The Royal Lyceum, in Edinburgh, has insisted it is still hopeful Bill Forsyth will attend the launch of the show later this month – despite his claims that he was dropped from its creative team.
Forsyth helped develop the musical with the venue’s artistic director David Greig and Mark Knopfler, the musician and composer who created the original iconic soundtrack for the 1983 movie.
However, Forysth said he had been dropped by producer Patrick Daly, whe originally came up with the idea for the musical, which will be launched in Edinburgh before going on to the staged at the Old Vic in London next year.
Forsyth told The Times: “It’s not a show I’ll be able to see. It is sad, but they tried to turn me into an editor – ‘turn up and you can have your little say, but you’re not going to be creatively involved’.
“What he [Daly] said was I should stop working on the musical and not be involved in any more workshops. He said ‘you can turn up with the execs and play an editorial part at the end of the process’, which I didn’t take to at all. They wanted me to step back, be a good boy and keep smiling. I left in a state of shock.”
Greig, who has been working on the production for several years, said: “We were expecting Bill to come to previews and to be offering thoughts and notes and very much looking forward to welcoming him to the show.
“I can’t stress enough that there’s so much of him in it, not just the original. He was a deep part of the drafting of the stage show.”

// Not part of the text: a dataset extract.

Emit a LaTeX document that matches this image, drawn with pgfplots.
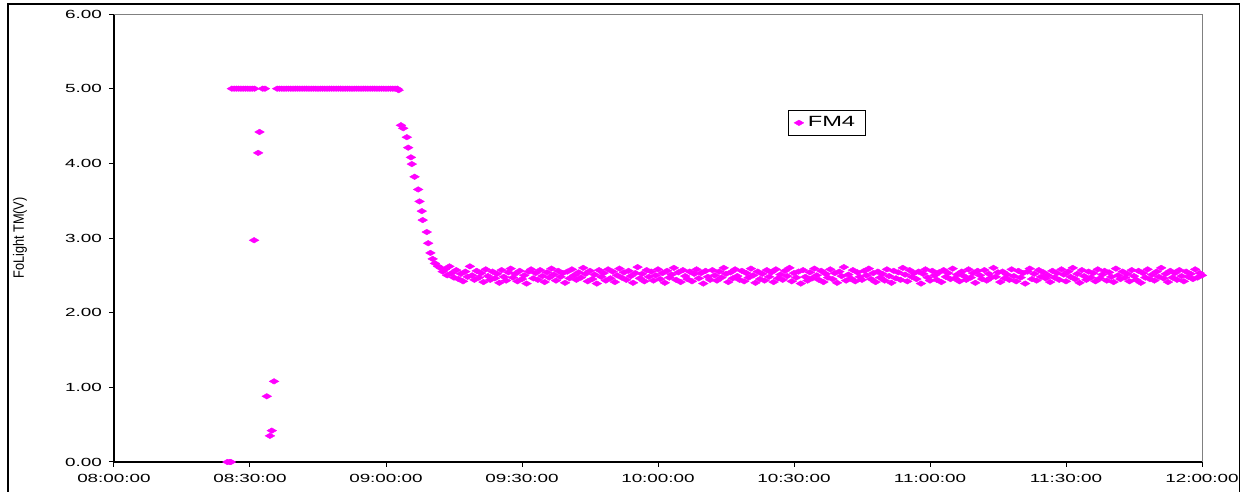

A statement from the theatre said: “As Mark Knopfler developed a new score of 19 new songs, Bill Forsyth and David Greig worked closely together on several drafts of the script to ensure this transformation to the theatre retained the magic and essence of Bill’s film.
“As such, we’re sad and surprised if he has felt in any way excluded from the creative process.
“A world class creative team, director, designers and musicians have been assembled to create the show, all with Bill and Mark’s approval.
“When a new stage show begins rehearsals, it is this team which forms and shapes it for the theatre. John Crowley, the director, and the whole team have always considered Bill’s voice to be central and integral. Without it, any telling of Local Hero would simply not be possible.”